The research paper, presented to a roomful of Fed policymakers in New York, criticized their over-reliance on time frames in recent years when explaining what would trigger a policy tightening. Now that interest rates are up a notch, the economists argued the Fed should stress that further moves are based on very hard-to-predict economic data, and policymakers should be more unassuming in speeches and published forecasts, Reuters reported.
With the US central bank headed into a key March 15-16 meeting in which one option is to pause policy for an extended period, the conclusion that it would be “imprudent” to offer specific time lines may hold sway.
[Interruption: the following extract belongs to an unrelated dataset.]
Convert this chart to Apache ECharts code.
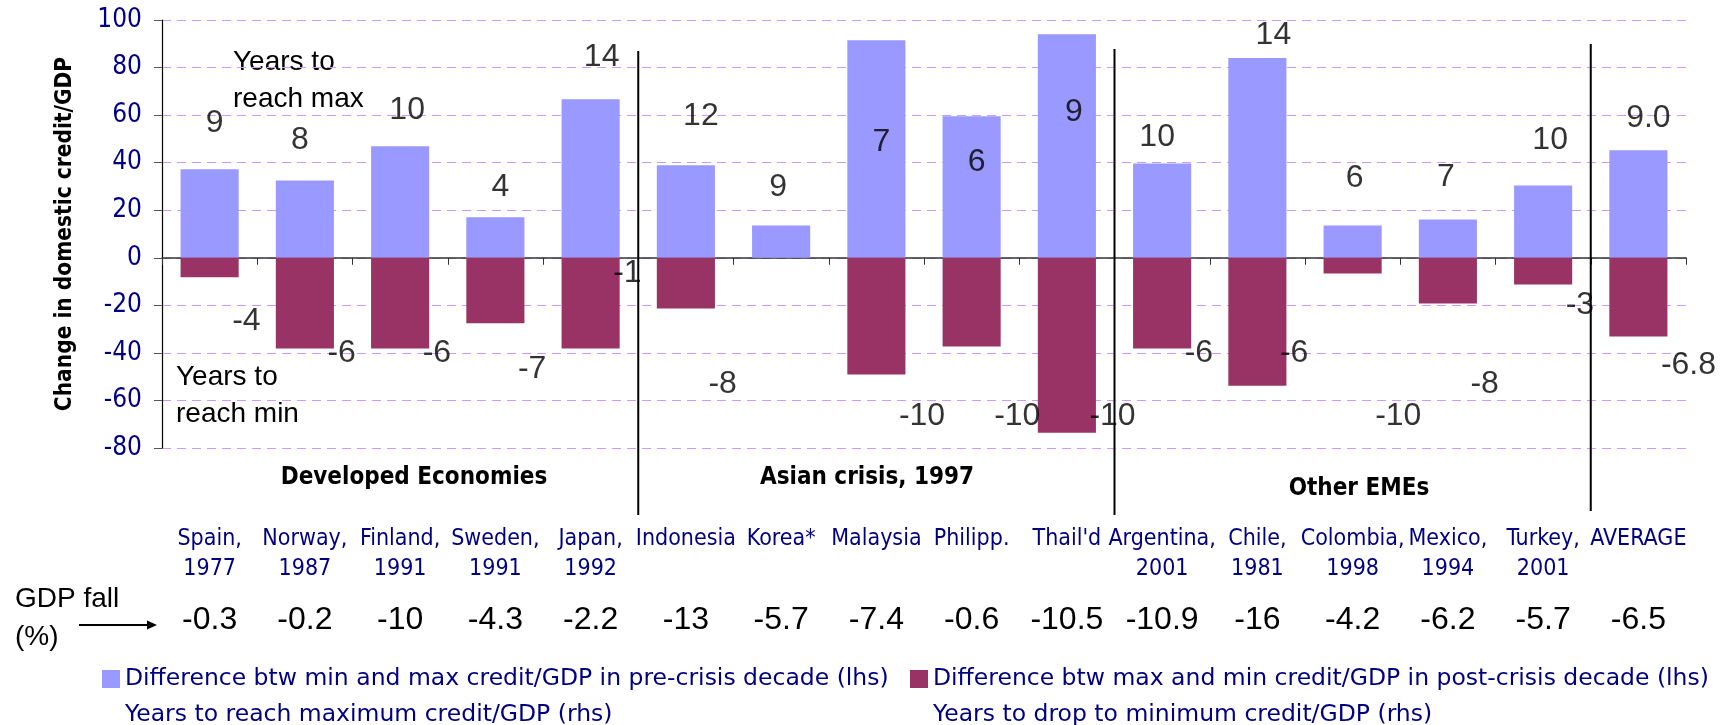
<!DOCTYPE html>
<html>
<head>
<meta charset="utf-8">
<script src="https://cdn.jsdelivr.net/npm/echarts@6/dist/echarts.min.js"></script>
<style>
html, body { margin: 0; padding: 0; background: #fff; }
#chart { width: 1720px; height: 725px; }
</style>
</head>
<body>
<div id="chart"></div>
<script>
// data
const countries = ['Spain,\n1977', 'Norway,\n1987', 'Finland,\n1991', 'Sweden,\n1991', 'Japan,\n1992', 'Indonesia', 'Korea*', 'Malaysia', 'Philipp.', "Thail'd", 'Argentina,\n2001', 'Chile,\n1981', 'Colombia,\n1998', 'Mexico,\n1994', 'Turkey,\n2001', 'AVERAGE']
const preCrisis = [37.2, 32.5, 46.9, 17.0, 66.7, 38.9, 13.6, 91.5, 59.5, 94.0, 39.7, 84.0, 13.6, 16.1, 30.4, 45.2]
const postCrisis = [-8.2, -38.2, -38.2, -27.5, -38.2, -21.3, null, -49.1, -37.3, -73.6, -38.2, -53.8, -6.6, -19.2, -11.2, -33.1]
const yearsToMax = [9, 8, 10, 4, 14, 12, 9, 7, 6, 9, 10, 14, 6, 7, 10, 9.0]
const yearsToMin = [-4, -6, -6, -7, -1, -8, null, -10, -10, -10, -6, -6, -10, -8, -3, -6.8]
const gdpFall = ['-0.3', '-0.2', '-10', '-4.3', '-2.2', '-13', '-5.7', '-7.4', '-0.6', '-10.5', '-10.9', '-16', '-4.2', '-6.2', '-5.7', '-6.5']
const groups = ['Developed Economies', 'Asian crisis, 1997', 'Other EMEs']
const seriesNames = [
  'Difference btw min and max credit/GDP in pre-crisis decade (lhs)',
  'Difference btw max and min credit/GDP in post-crisis decade (lhs)',
  'Years to reach maximum credit/GDP (rhs)',
  'Years to drop to minimum credit/GDP (rhs)'
]

// hand-placed label nudges (layout only), [dx, dy] in px
const maxLabelNudge = [[5, 8], [-5, 9], [7, 11], [5, -7], [11, 21], [15, 49], [-3, 72], [5, -5], [5, 0], [7, -3], [-5, 38], [16, -1], [2, 16], [-2, 30], [7, 41], [10, 3]]

const COND = "'DejaVu Sans Condensed', 'DejaVu Sans', sans-serif"
const SANS = "'DejaVu Sans', sans-serif"
const ARIAL = "'Liberation Sans', Arial, sans-serif"
const NAVY = '#000080'
const AVG = countries.length - 1

const fmtYears = (v, i) => (i === AVG ? v.toFixed(1) : String(v))

const legendAt = (name, left, top, hideIcon) => ({
  left: left,
  top: top,
  icon: 'rect',
  itemWidth: 18,
  itemHeight: 18,
  selectedMode: false,
  padding: 0,
  textStyle: { color: NAVY, fontFamily: SANS, fontSize: 23.5, lineHeight: 18 },
  data: [hideIcon ? { name: name, itemStyle: { opacity: 0 } } : { name: name }]
})

const chart = echarts.init(document.getElementById('chart'))

const option = {
  animation: false,
  backgroundColor: '#fff',
  grid: { left: 162, right: 34, top: 20, bottom: 277 },
  legend: [
    legendAt(seriesNames[0], 102, 667, false),
    legendAt(seriesNames[2], 102, 703, true),
    legendAt(seriesNames[1], 910, 667, false),
    legendAt(seriesNames[3], 910, 703, true)
  ],
  xAxis: [{
    type: 'category',
    data: countries,
    axisLine: { onZero: true, lineStyle: { color: '#333', width: 1.5 } },
    axisTick: { show: true, interval: 0, length: 7, lineStyle: { color: '#333' } },
    axisLabel: { show: false }
  }, {
    type: 'category',
    data: countries,
    position: 'bottom',
    axisLine: { show: false, onZero: false },
    axisTick: { show: false },
    axisLabel: {
      interval: 0,
      margin: 76,
      verticalAlign: 'top',
      color: NAVY,
      fontFamily: COND,
      fontSize: 23,
      lineHeight: 30
    }
  }, {
    type: 'category',
    data: gdpFall,
    position: 'bottom',
    axisLine: { show: false, onZero: false },
    axisTick: { show: false },
    axisLabel: {
      interval: 0,
      margin: 156,
      verticalAlign: 'top',
      color: '#000',
      fontFamily: ARIAL,
      fontSize: 32,
      lineHeight: 32
    }
  }],
  yAxis: [{
    type: 'value',
    min: -80,
    max: 100,
    interval: 20,
    name: 'Change in domestic credit/GDP',
    nameLocation: 'middle',
    nameGap: 85,
    nameTextStyle: { color: '#000', fontWeight: 'bold', fontSize: 22.5, fontFamily: COND },
    axisLine: { show: true, lineStyle: { color: '#000', width: 1.2 } },
    axisTick: { show: true, length: 8, lineStyle: { color: '#555' } },
    axisLabel: { color: NAVY, fontSize: 26, fontFamily: COND, margin: 20 },
    splitLine: { lineStyle: { color: '#cc99ff', type: [9, 6], width: 1 } }
  }, {
    type: 'value',
    min: -12,
    max: 15,
    show: false,
    splitLine: { show: false }
  }],
  series: [{
    name: seriesNames[0],
    type: 'bar',
    data: preCrisis,
    barWidth: '61%',
    barGap: '-100%',
    itemStyle: { color: '#9999ff' }
  }, {
    name: seriesNames[1],
    type: 'bar',
    data: postCrisis,
    barWidth: '61%',
    itemStyle: { color: '#993366' }
  }, {
    name: seriesNames[2],
    type: 'scatter',
    yAxisIndex: 1,
    symbolSize: 1,
    itemStyle: { color: 'rgba(0,0,0,0)' },
    z: 5,
    data: yearsToMax.map((v, i) => ({
      value: v,
      label: { offset: maxLabelNudge[i] }
    })),
    label: {
      show: true,
      position: 'inside',
      color: '#000',
      fontFamily: ARIAL,
      fontSize: 32,
      formatter: p => fmtYears(p.value, p.dataIndex)
    }
  }, {
    name: seriesNames[3],
    type: 'scatter',
    yAxisIndex: 1,
    symbolSize: 1,
    itemStyle: { color: 'rgba(0,0,0,0)' },
    z: 5,
    data: yearsToMin,
    label: {
      show: true,
      position: 'right',
      distance: 22,
      color: '#000',
      fontFamily: ARIAL,
      fontSize: 32,
      formatter: p => fmtYears(p.value, p.dataIndex)
    }
  }],
  graphic: [
    { id: 'maxNote', type: 'text', left: 233, top: 44, style: { text: 'Years to\nreach max', fill: '#000', font: '28px ' + ARIAL, lineHeight: 37 } },
    { id: 'minNote', type: 'text', left: 176, top: 359, style: { text: 'Years to\nreach min', fill: '#000', font: '28px ' + ARIAL, lineHeight: 37 } },
    { id: 'g0', type: 'text', x: 414, y: 478, style: { text: groups[0], fill: '#000', font: 'bold 24px ' + COND, align: 'center', verticalAlign: 'middle' } },
    { id: 'g1', type: 'text', x: 867, y: 478, style: { text: groups[1], fill: '#000', font: 'bold 24px ' + COND, align: 'center', verticalAlign: 'middle' } },
    { id: 'g2', type: 'text', x: 1359, y: 489, style: { text: groups[2], fill: '#000', font: 'bold 24px ' + COND, align: 'center', verticalAlign: 'middle' } },
    { id: 'gdp1', type: 'text', x: 15, y: 599, style: { text: 'GDP fall', fill: '#000', font: '28px ' + ARIAL, verticalAlign: 'middle' } },
    { id: 'gdp2', type: 'text', x: 15, y: 637, style: { text: '(%)', fill: '#000', font: '28px ' + ARIAL, verticalAlign: 'middle' } },
    { id: 'arrowLine', type: 'line', shape: { x1: 79, y1: 625, x2: 150, y2: 625 }, style: { stroke: '#000', lineWidth: 2 } },
    { id: 'arrowHead', type: 'polygon', shape: { points: [[157, 625], [147, 620.5], [147, 629.5]] }, style: { fill: '#000' } }
  ]
}

chart.setOption(option)

// group separators at category boundaries, placed through the axis scale
const sepAfter = [4, 9, 14]
const sepTop = [51, 49, 44]
const sepBottom = [515, 515, 511]
chart.setOption({
  graphic: sepAfter.map((idx, k) => {
    const x = (chart.convertToPixel({ xAxisIndex: 0 }, idx) + chart.convertToPixel({ xAxisIndex: 0 }, idx + 1)) / 2
    return { id: 'sep' + k, type: 'line', shape: { x1: x, y1: sepTop[k], x2: x, y2: sepBottom[k] }, style: { stroke: '#000', lineWidth: 2 }, z: 10 }
  })
})
</script>
</body>
</html>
“Time-based forward guidance should only be used in extremely unusual circumstances,” five Wall Street and university economists concluded in the high-profile paper. “We believe that the current situation does not justify it.”
The recommendations come as the US economic recovery faces another threat from overseas.
They cut to the heart of a problem that has dogged the central bank in its sometimes clumsy efforts to be more transparent: how to convince investors, politicians and individuals that it can boost the recovery even though its hands are tied by near-zero rates.

  Credibility Under Question
A frustratingly slow rebound from recession delayed rate hikes in recent months and years, which prompted some to question the Fed’s credibility. Perceived opacity has even spawned the so-called Audit the Fed bill in Congress that would curb the central bank’s cherished independence–legislation that President Barack Obama opposes but that most leading presidential candidates on the campaign trail say they support.
Beginning in the depths of the late-2008 financial crisis, the Fed made conditional promises about when rates might rise, including specific time frames. In one of the biggest blunders, then Chairman Ben Bernanke’s 2013 suggestion that a bond-buying program could be trimmed “in the next few meetings” of the Federal Open Market Committee set off market turmoil known as the “taper tantrum” that delayed the move.
Current Fed Chair Janet Yellen has mostly retreated from this so-called “forward guidance,” though even she had to ditch telegraphed rate hikes in June and again in September last year before finally moving in December. In October, when leading Fed governors openly opposed each other’s views, the effectiveness of Fed communications fell to a two-year low, according to a New York Fed poll of primary dealers.
“Data dependency” is the Fed’s new communications mantra.

  ‘Dots’ Chart
Yet remnants of time-based forward guidance are still found in Fed statements, speeches and, most explicitly, in charts published every three months showing individual policymakers’ expected path of rate hikes over the next few years.
“What’s worrying me is that ... it looks like a commitment, it looks like a freight train,” St. Louis Fed President James Bullard said on Wednesday of the so-called “dots” charts. He wants to revamp them to highlight uncertainty in the forecasts.
The charts published in December suggested the Fed would hike rates four more times in 2016.
But since then, a global market selloff and fears of recession have forced Yellen and some other Fed officials to downplay those expectations even while they continue to predict “gradual” rate hikes. Traders have grown deeply skeptical of any more tightening this year and some have even predicted a policy reversal.
Whatever the Fed decides, returning to calendar-based forward guidance only “mutes the effect of macroeconomic news on interest rates and unnecessarily places restrictions on future Fed action,” the paper found.
The paper analyzed Fed communication since 1995, when it began publishing its target interest rate.